A few months ago, Apple announced the new iPhone5. To us though, the most interesting part wasn't the new hardware, but some subtle animation on the “Design” page. Obviously Apple wouldn’t use Flash to do animation on their site. And the HTML5 video tag doesn’t really allow video to be used as a design element the way it was used on these pages. The type of motion didn’t look like something that could be easily achieved with CSS.
So what was going on? Fortunately, we didn’t need to dive too deep, as @dbloom had already done some research.
A few months later, the fruits of that work are ready to show - we’re excited that Phosphor is now available on the Mac App Store, and we’re eager to see what folks do with it. In the spirit of Phosphor's beginings, here's a sample iPhone screencast:
Phosphor takes each frame and breaks it up into macroblocks - 8x8 blocks of pixels - much like most video codecs. Then, it looks at each macroblock to see if it’s similar to any macroblocks it has previously encountered. For example, if your image mostly consists of a solid black background, Phosphor only needs to store a single 8x8 black macroblock, and then repeat that block as needed. When operated in a lossless manner, Phosphor only looks for blocks that are identical. In the default lossy mode of operation, Phosphor looks for blocks that are very similar, but not necessarily mathematically identical. For example, if the video you’re analyzing has been previously compressed, the codec may have introduced subtle noise (even though it may not be visually apparent). Lossy operation allows Phosphor to account for this.
After discarding all of the redundant macroblocks, Phosphor writes the remaining blocks into new images. These can be either JPEG, TIFF or PNG files. There’s nothing special about them - you can open them in any application that knows how to open images. Below is an example of the files Phosphor outputs for a composition.
You'll see a placeholder still of the first frame of video. This is displayed while your page is loaded. Then you'll see one or more "atlas" images. These are the simplified macroblocks written out in the file format chosen. It may look like a mess, however, Phosphor also saves out some instructions to tell the browser how to display these. These instructions are stored as the JSON and JSONP object files. You can open these files too - they’re just text. Inside, you’ll find an encoded set of instructions to tell the Phosphor framework where to place each macroblock, and when to display it. There are also some configuration values. The actual encoding standard is a bit too technical for this blog post, but visit our GitHub repository or check out our documentation for details.
There are a few advatages of this technique over other video and animation technologies. Compared to a format like HEVC or H.264, this type of compression is relatively primitive. But it’s far more efficient that transmitting entire frames, which was previously the only type of transmission available for this type of interactive, scriptable and standards-based animation.
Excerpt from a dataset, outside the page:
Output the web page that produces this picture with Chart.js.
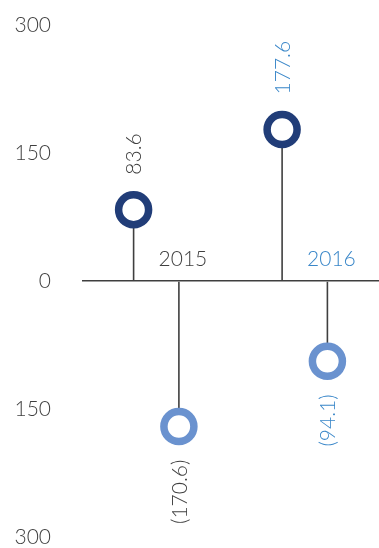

HTML 5 video: iOS devices won't play video tags in the DOM, they instead open in a standardized player. Apple also stops them from auto-playing on iPhone. To support all the modern browsers, you'll need to deploy mutliple codecs. Phosphor will work out of the box on all modern browsers. Our compositions also support alpha, full layering, and custom frame metadata which video tags do not.
GIF: GIFs have less scriptablity. They play as soon as loaded. Colorspace is limited to 256 colors and alpha channel is binary only. For most content they are much larger files than Phosphor assets. For instance, the iPhone composition above is 7mb in GIF and less than 500kb in Phosphor.
Flash: Bwhahahahaa! Flash. Yes, use that.